A test with Liquorix and the onboard graphics card that uses nouveau driver shows xruns again (with the RT kernel there were no xruns). So nVidia drivers cannot be the problem here.
As soon as I find a way to quickly change to nouveau (blacklisting nVidia ideally, no uninstall) I’ll test if the RT kernel will work with the nVidia GPU and the nouveau driver to show that only changing the kernel to RT makes the difference, not the change of GPU or driver. But when I think about it - it is very unlikely that liquorix performs better with a dedicated nVidia GPU compared to the onboard GPU.
So I looks like currently in Debian I need an RT kernel which was not necessary before.

Lets find out right? I already tested the RT kernel from the Debian repositories two years ago they did not do the job. I report back how it performs.

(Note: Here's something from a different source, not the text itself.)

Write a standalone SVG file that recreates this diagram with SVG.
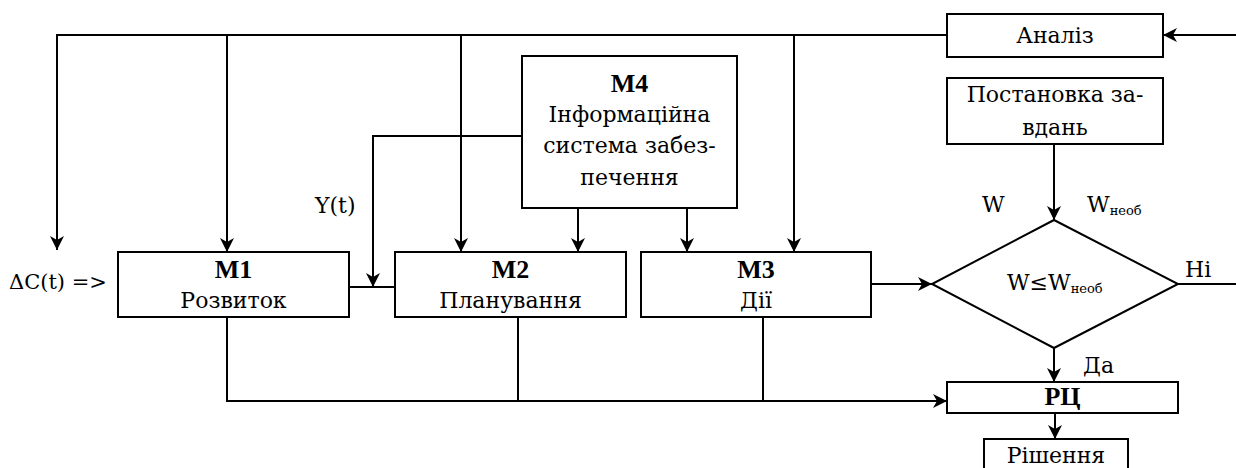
<svg xmlns="http://www.w3.org/2000/svg" width="1236" height="468" viewBox="0 0 1236 468">
<style>
.box{fill:#fff;stroke:#000;stroke-width:2}
.ln{fill:none;stroke:#000;stroke-width:2}
.t{font-family:'DejaVu Serif','Liberation Serif',serif;font-size:22px;fill:#000}
.b{font-weight:bold;font-family:'Liberation Serif','DejaVu Serif',serif;font-size:26px}
.m{text-anchor:middle}
.s{font-size:13px}
</style>
<defs>
<marker id="ar" markerUnits="userSpaceOnUse" viewBox="0 0 14 14" refX="14" refY="7" markerWidth="14" markerHeight="14" orient="auto">
<path d="M0,0 L14,7 L0,14 L4,7 Z" fill="#000"/>
</marker>
</defs>
<rect width="1236" height="468" fill="#fff"/>
<g id="connectors">
<path class="ln" d="M1236,35 H1163" marker-end="url(#ar)"/>
<path class="ln" d="M947,35 H57 V250" marker-end="url(#ar)"/>
<path class="ln" d="M227,35 V252" marker-end="url(#ar)"/>
<path class="ln" d="M461,35 V252" marker-end="url(#ar)"/>
<path class="ln" d="M794,35 V252" marker-end="url(#ar)"/>
<path class="ln" d="M522,136 H373 V287" marker-end="url(#ar)"/>
<path class="ln" d="M349,287 H395"/>
<path class="ln" d="M578,208 V252" marker-end="url(#ar)"/>
<path class="ln" d="M687,208 V252" marker-end="url(#ar)"/>
<path class="ln" d="M871,284 H932" marker-end="url(#ar)"/>
<path class="ln" d="M1054,144 V220" marker-end="url(#ar)"/>
<path class="ln" d="M1178,284 H1236"/>
<path class="ln" d="M1054,348 V382" marker-end="url(#ar)"/>
<path class="ln" d="M227,317 V401 H947" marker-end="url(#ar)"/>
<path class="ln" d="M518,317 V401"/>
<path class="ln" d="M763,317 V401"/>
<path class="ln" d="M1055,413 V439" marker-end="url(#ar)"/>
</g>
<g id="analiz">
<rect class="box" x="947" y="14" width="216" height="43"/>
<text class="t m" x="1055" y="43">Аналіз</text>
</g>
<g id="postanovka">
<rect class="box" x="947" y="78" width="216" height="66"/>
<text class="t m" x="1055" y="102">Постановка за-</text>
<text class="t m" x="1055" y="135">вдань</text>
</g>
<g id="m4">
<rect class="box" x="522" y="56" width="215" height="152"/>
<text class="t m b" x="629.5" y="92">M4</text>
<text class="t m" x="629.5" y="122">Інформаційна</text>
<text class="t m" x="629.5" y="153">система забез-</text>
<text class="t m" x="629.5" y="185">печення</text>
</g>
<g id="m1">
<rect class="box" x="118" y="252" width="231" height="65"/>
<text class="t m b" x="233.5" y="278">M1</text>
<text class="t m" x="233.5" y="308">Розвиток</text>
</g>
<g id="m2">
<rect class="box" x="395" y="252" width="231" height="65"/>
<text class="t m b" x="510.5" y="278">M2</text>
<text class="t m" x="510.5" y="308">Планування</text>
</g>
<g id="m3">
<rect class="box" x="641" y="252" width="230" height="65"/>
<text class="t m b" x="756" y="278">M3</text>
<text class="t m" x="756" y="308">Дії</text>
</g>
<g id="decision">
<polygon class="box" points="1054,220 1178,284 1054,348 932,284"/>
<text class="t" x="1007" y="290">W≤W<tspan class="s" dy="3">необ</tspan></text>
</g>
<g id="rc">
<rect class="box" x="947" y="382" width="231" height="31"/>
<text class="t m b" x="1062.5" y="405">РЦ</text>
</g>
<g id="rishennya">
<rect class="box" x="984" y="439" width="144" height="40"/>
<text class="t m" x="1056" y="463">Рішення</text>
</g>
<g id="labels">
<text class="t" x="9" y="289" style="font-size:21px">ΔC(t) =&gt;</text>
<text class="t" x="315" y="213">Y(t)</text>
<text class="t" x="982" y="212">W</text>
<text class="t" x="1087" y="212">W<tspan class="s" dy="3">необ</tspan></text>
<text class="t" x="1185" y="277">Ні</text>
<text class="t" x="1083" y="373">Да</text>
</g>
</svg>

No, I didn’t. Yeah maybe thats better, but it seems enough to have RT, 1kHz and WIFI off. There are so many other things that are suggested to make it better, but when there are no xruns with the current measures, why changing something?
I tried some of them some time ago, see some comments in Is it really possible to get down to 0 Xruns

Good to know!

I used the nVidia drivers together with liquorix and even tested it once for 6+ hours and I thought it works. Today it doesn’t anymore and I am not sure why. For now I just know that an RT kernel performs better.

I tried the official Debian RT kernel and it produces xruns. This kernel does not have the 1000Hz setting. It also not the best test, since I should have used my own build and adopt it but it consumes so much rime to build. Maybe later.

For building my RT kernel with 1000Hz I took the config of the stock RT kernel and changed the timers. So there should be only the timer settings that are different between stock and the kernel that has no xruns.

God bless you Robin. I’ve been dealing with shit DSP for months. I built a new computer much more powerful that my last and used the opportunity to upgrade to Mixbus7 and for months I’ve been trying to figure out with my DSP is worse than on my old comp. This one line of code fixed everything.